Step 2: Analyze the First Quadratic Equation
Consider the first equation:
$$
ax^2 + 2bx + c = 0.
$$
The discriminant $\Delta$ of this equation is given by
$$
\Delta = (2b)^2 - 4 \cdot a \cdot c
= 4b^2 - 4ac.
$$
Since $b^2 = ac$, it follows that:
$$
4b^2 - 4ac = 4ac - 4ac = 0.
$$
Thus, $\Delta = 0$, which tells us the roots of this equation are real and equal. Let both equal roots be $\alpha$.
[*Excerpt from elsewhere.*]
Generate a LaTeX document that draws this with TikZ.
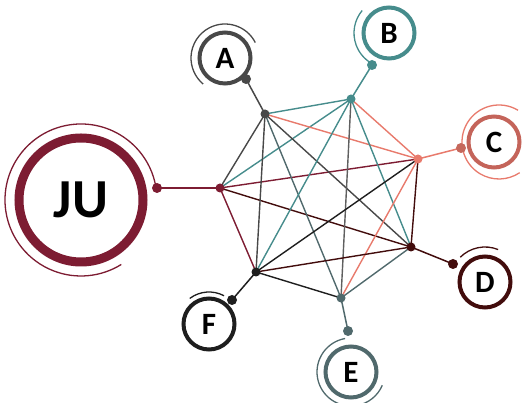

Step 3: Find the Common Root
If $\alpha$ is the (repeated) root of the first equation, then by Viète's formula for the sum of roots,
$$
\alpha + \alpha = -\frac{2b}{a} \;\;\Longrightarrow\;\; 2\alpha = -\frac{2b}{a} \;\;\Longrightarrow\;\; \alpha = -\frac{b}{a}.
$$
Because the two quadratics share a common root, $x = -\frac{b}{a}$ must also satisfy
$$
dx^2 + 2ex + f = 0.
$$
Step 4: Substitute the Common Root in the Second Equation
Substitute $x = -\tfrac{b}{a}$ into the second equation:
$$
d\left(-\frac{b}{a}\right)^2 + 2e\left(-\frac{b}{a}\right) + f = 0.
$$
Simplify:
$$
d\,\frac{b^2}{a^2} \;-\; 2\,\frac{eb}{a} \;+\; f \;=\; 0.
$$
Multiply through by $a^2$ to clear denominators:
$$
d\,b^2 - 2\,a\,e\,b + f\,a^2 = 0.
$$
But since $b^2 = ac$, replace $b^2$ with $ac$:
$$
d\,a\,c - 2\,a\,e\,b + f\,a^2 = 0
\quad\Longrightarrow\quad
dc - 2eb + fa = 0.
$$
Step 5: Express the Result to Reveal an Arithmetic Progression
Divide the entire equation $dc - 2eb + fa = 0$ by $ac$ (using $b^2 = ac$, we may also switch to that wherever needed) carefully to rewrite each term as a fraction of $a,b,c$:
$$
\frac{dc}{ac} \;-\; \frac{2eb}{ac} \;+\; \frac{fa}{ac} = 0
\;\;\Longrightarrow\;\;
\frac{d}{a} - \frac{2e}{b} + \frac{f}{c} = 0.
$$
Reorganize:
$$
\frac{2e}{b} = \frac{d}{a} + \frac{f}{c}.
$$
This implies that
$$
\frac{d}{a}, \quad \frac{e}{b}, \quad \frac{f}{c}
$$
form three terms of an arithmetic progression (A.P.), because the middle term $\frac{e}{b}$ is the average of the other two.
Conclusion
Hence, the correct statement is:
$$
\frac{d}{a}, \quad \frac{e}{b}, \quad \frac{f}{c}
\text{ are in A.P.}
$$